Only one episode has taken place in the  72 months Buhari has been in office!. Nigerians don’t have, access or direct feedbacks, from the man they elected twice as President. And no reaction from Nigerians. The President just continued as if it’s 1984 all over again.
President Joe Biden may presently be reputed to be the strongest man in the world. That is perhaps related to the military capabilities of the United States, certainly not in terms of audacity to take on the people who elected him. That accolades should be reserved for President Buhari.
In the campaign leading up to the 2019 Presidential election, President Buhari as the sitting President, refused to appear for television debate with the oppositions.
This was contrary to his stance in his previous campaigns of 2003, 2007, 2011 and 2015, during which times, he attended the debates. But having the powers of Nigerian incumbency in 2019, Buhari dared the Nigerian people and nothing happened. He not only got away with it, he was compensated with his reelection.
Meanwhile his US counterpart, Donald Trump, who also has disdain for debate as a sitting President, dare not try Buhari’s impudence with the American people. Despite his cocky and arrogant attitude, Trump grudgingly appeared for the 2020 Presidential debate, not once but twice, because he knows the consequences of taking the American people for granted.

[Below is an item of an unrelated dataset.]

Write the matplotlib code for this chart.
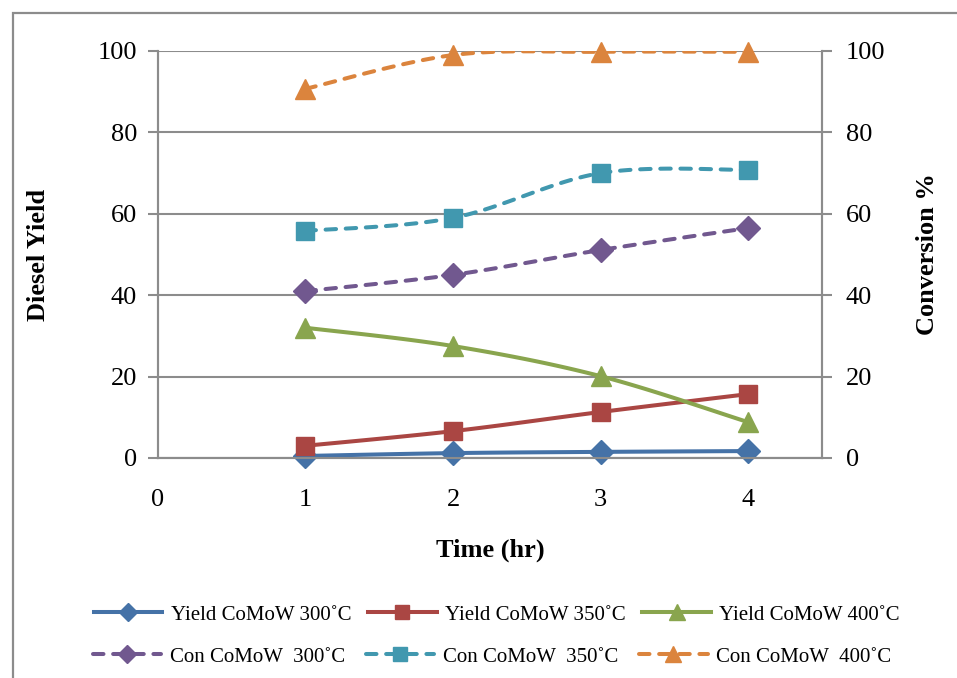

Also the so-called most powerful President in the world has his ego badly bruised and battered by Twitter, which is currently having a running battle with our own President Buhari.
Because of his vituperative tweets as a fallout of his refusal to accept defeat in the November 2020 Presidential election that eventually led to violence and deaths on Capitol Hill on 6th January 2021, Twitter first suspended Trump and eventually permanently deleted his account.
This is a company licensed and given permission to operate by the same government, whose head, who also happens to be the President of the country, that company has now sanctioned!
And what did the sitting President Trump, whose entire life depended and revolved round tweeting, do? As Dele Momodu put it, “Trump went to one corner of the White House to sulk and whine”.
He did not threaten not to talk of contemplating suspending Twitter, a company that is operating at the pleasure of government. Not our own President Buhari.
One of his tweets that conveyed threats of violence, which obviously contravened rules of engagement with Twitter, was deleted by the social media giants on Thursday, 3rd June. In response, the government came out like a charging bull.
Information Minister, Lai Mohammed held a press conference to denounce and condemn Twitter’s effrontery to delete the offensive tweet. Not satisfied enough, the government went on to wield the hammer by banning Twitter from Nigeria’s social media space.
Guess what? Government seemed to have had its way.
Initially, after the announcement on Friday, Twitter was still working.
But I woke up Saturday morning to discover that government has lived up to its threat – Twitter is no more working. And there seemed nothing the masses can do about it, because Nigeria’s democracy is practiced in the tenet that the majority (the masses) will have its say, but the minority (the government) will have its way.
And if the say of the majority is too deafening and irritating despite the minority having its way, then President Buhari, according to his spokesman, Femi Adesina, will “kindly bully” all of us into submission.